For the simulated cases with constant-pressure venting, when some hydrogen gas is let out of the tank to keep the internal pressure fixed, smaller rises of the ullage temperature were recorded. High venting rate and low evaporation were detected in the initial settling stage. In the steady-state regime, evaporation slightly exceeded venting rate. The larger tanks manifested larger venting rates of hydrogen but significantly lower boil-off losses when normalized by the hydrogen mass. The daily losses for tanks with volumes ranging from roughly 2 to 1200 m3 and with a heat leak of 1 W/m2 were found to vary from about 1.8% to 0.2%, respectively. Simple Galilean scaling produced reasonable predictions for tanks of different sizes, but larger tanks still experience slightly lower scaled mass transfer rates.
The main contribution of this study is the obtained information on scaling effects due to variable tank size, contributing to the current state of liquid hydrogen tank analysis and benefiting both researchers and practitioners. The designers and users of liquid hydrogen tanks can employ similar models at the initial design stage to predict the tank performance under given constraints for expected operational scenarios.

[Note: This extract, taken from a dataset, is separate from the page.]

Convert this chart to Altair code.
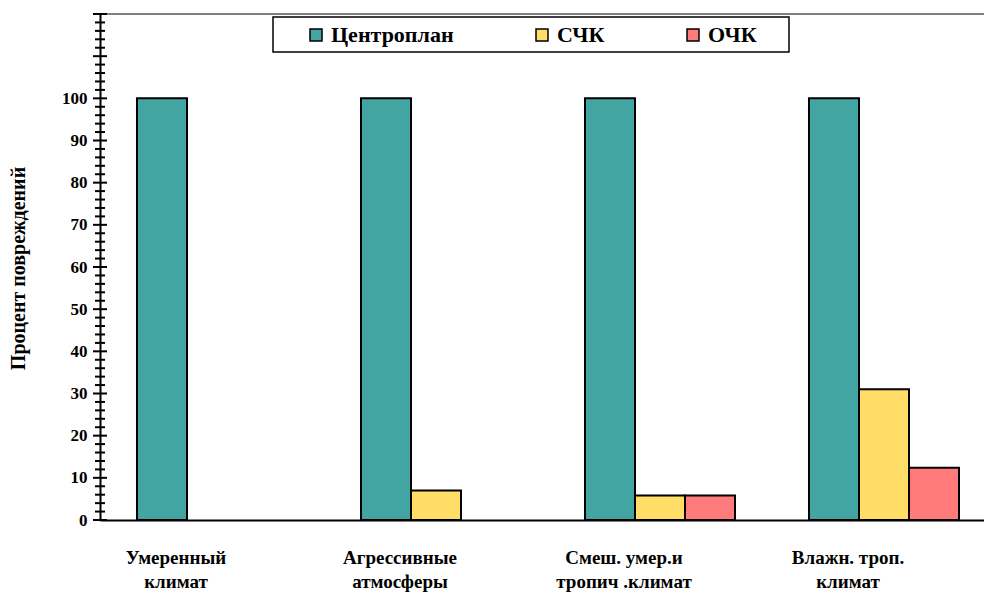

The main limitations of the present work, similar to other reduced-order models, are the representations of large domains (e.g., liquid and ullage) as lumped nodes with averaged properties and the empirical correlations used for heat and mass transfer. Such approaches require calibration with experimental data and will have lower fidelity further from the conditions used for calibration.
The important potential of the present model is in its easy adaptation to simulate other important processes that may occur in LH2 tanks, including the addition and extraction of liquid hydrogen, effects of insulation structure on heat leakage, reduced boil-off losses using passive cooling (such as vapor cooled shielding and para-orthohydrogen conversion), zero-boil-off systems employing cryocoolers, and other processes. Modeling of these processes can be achieved by adding corresponding terms in the governing equations and formulating equations for additional nodes (e.g., tank walls or shielding channels). More comprehensive models can then be used to control processes and operations of liquid hydrogen tanks.